Within hours of the appeals court’s ruling, the Trump administration sought emergency relief at the Supreme Court. There is “virtually no prospect” that the two-month window from Oct. 31 to Dec. 31 will allow enough time for the Census Bureau to complete data processing and meet the statutory deadline, Acting Solicitor General Jeffrey Wall wrote in the government’s request. Calling Koh’s order “an unprecedented intrusion into the Executive’s ability to conduct the census,” Wall asked the justices to quickly put that order on hold and allow the department to end field operations and shift to the data-processing phase right away.

Time is of the essence, Wall continued. “Every passing day exacerbates the serious risk that the district court’s order to continue field operations and delay post processing will make it impossible for the Bureau to comply with the December 31 statutory reporting deadline,” he wrote.

On Thursday morning, Justice Elena Kagan (who handles emergency appeals from the geographic area that includes California) ordered the nonprofits and local governments to file a response to the administration’s emergency request by Saturday at 10 a.m. EDT.

The timing of the census’ completion looms large not merely because of the Dec. 31 statutory deadline, but also because of the administration’s plan to change how the census is used to reapportion House seats. If President Donald Trump were to lose the Nov. 3 election and the government were unable to complete census-data processing by the end of the year, it is possible that the new administration would then be in control of the population totals used for reapportionment. Trump wants to exclude people in the country illegally from those population totals – a change that could shift political power away from some populous blue states, such as California and New Jersey.

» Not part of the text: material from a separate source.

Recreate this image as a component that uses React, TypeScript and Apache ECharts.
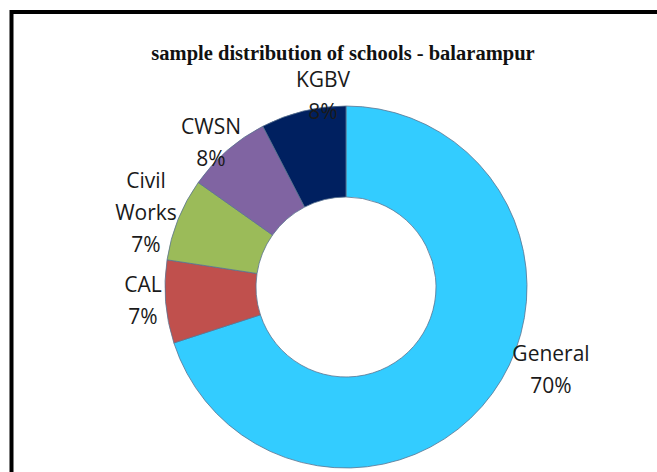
import React, { useEffect, useRef } from "react";
import * as echarts from "echarts";

const TITLE = "sample distribution of schools - balarampur";
const categories = ["General", "CAL", "Civil Works", "CWSN", "KGBV"];
const labelNames = ["General", "CAL", "Civil\nWorks", "CWSN", "KGBV"];
const values = [70, 7.4, 7.4, 7.6, 7.6];
const colors = ["#33CCFF", "#C0504D", "#9BBB59", "#8064A2", "#002060"];

// label anchor positions (layout only), in page pixels
const LABEL_POS: Record<string, [number, number]> = {
  General: [551, 369],
  CAL: [143, 300],
  "Civil Works": [146, 212],
  CWSN: [211, 142],
  KGBV: [323, 95],
};

export default function App() {
  const ref = useRef<HTMLDivElement>(null);
  useEffect(() => {
    document.body.style.margin = "0";
    const chart = echarts.init(ref.current!, null, { renderer: "svg" });
    chart.setOption({
      animation: false,
      backgroundColor: "#ffffff",
      title: {
        text: TITLE,
        left: 338,
        top: 37,
        textAlign: "center",
        textStyle: {
          fontFamily: "'Liberation Serif', serif",
          fontWeight: "bold",
          fontSize: 20.5,
          color: "#111",
        },
      },
      graphic: [
        {
          type: "rect",
          shape: { x: 11.5, y: 12, width: 1000, height: 1000 },
          style: { fill: "none", stroke: "#000", lineWidth: 4 },
          z: 100,
        },
      ],
      series: [
        {
          type: "pie",
          center: [346, 287],
          radius: [90, 181],
          startAngle: 90,
          clockwise: true,
          avoidLabelOverlap: false,
          itemStyle: { borderColor: "#5b7490", borderWidth: 0.8 },
          label: {
            show: true,
            position: "outside",
            fontFamily: "'Open Sans', sans-serif",
            fontSize: 21,
            lineHeight: 32,
            color: "#1a1a1a",
            align: "center",
            formatter: (p: any) =>
              `${labelNames[p.dataIndex]}\n${Math.round(p.percent)}%`,
          },
          labelLine: { show: false },
          labelLayout: (params: any) => {
            const pos = LABEL_POS[categories[params.dataIndex]];
            return {
              x: pos[0],
              y: pos[1],
              align: "center",
              verticalAlign: "middle",
            };
          },
          data: categories.map((c, i) => ({
            name: c,
            value: values[i],
            itemStyle: { color: colors[i] },
          })),
        },
      ],
    });
    return () => chart.dispose();
  }, []);
  return (
    <div
      ref={ref}
      style={{ position: "fixed", left: 0, top: 0, width: 657, height: 472 }}
    />
  );
}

A three-judge panel in September barred the administration from excluding unauthorized immigrants from the reapportionment totals, and the administration appealed that ruling to the Supreme Court. The justices ordered expedited briefing, and the groups opposing the plan submitted briefs on Wednesday.

The two emergency census cases now on the court’s docket come 16 months after another high-profile and contentious census dispute. Last year, in Department of Commerce v. New York, the court ruled that the administration had offered pretextual and inadequate explanations when it tried to add a question about citizenship to the census. Shortly after that ruling, the department abandoned its plan to add the citizenship question.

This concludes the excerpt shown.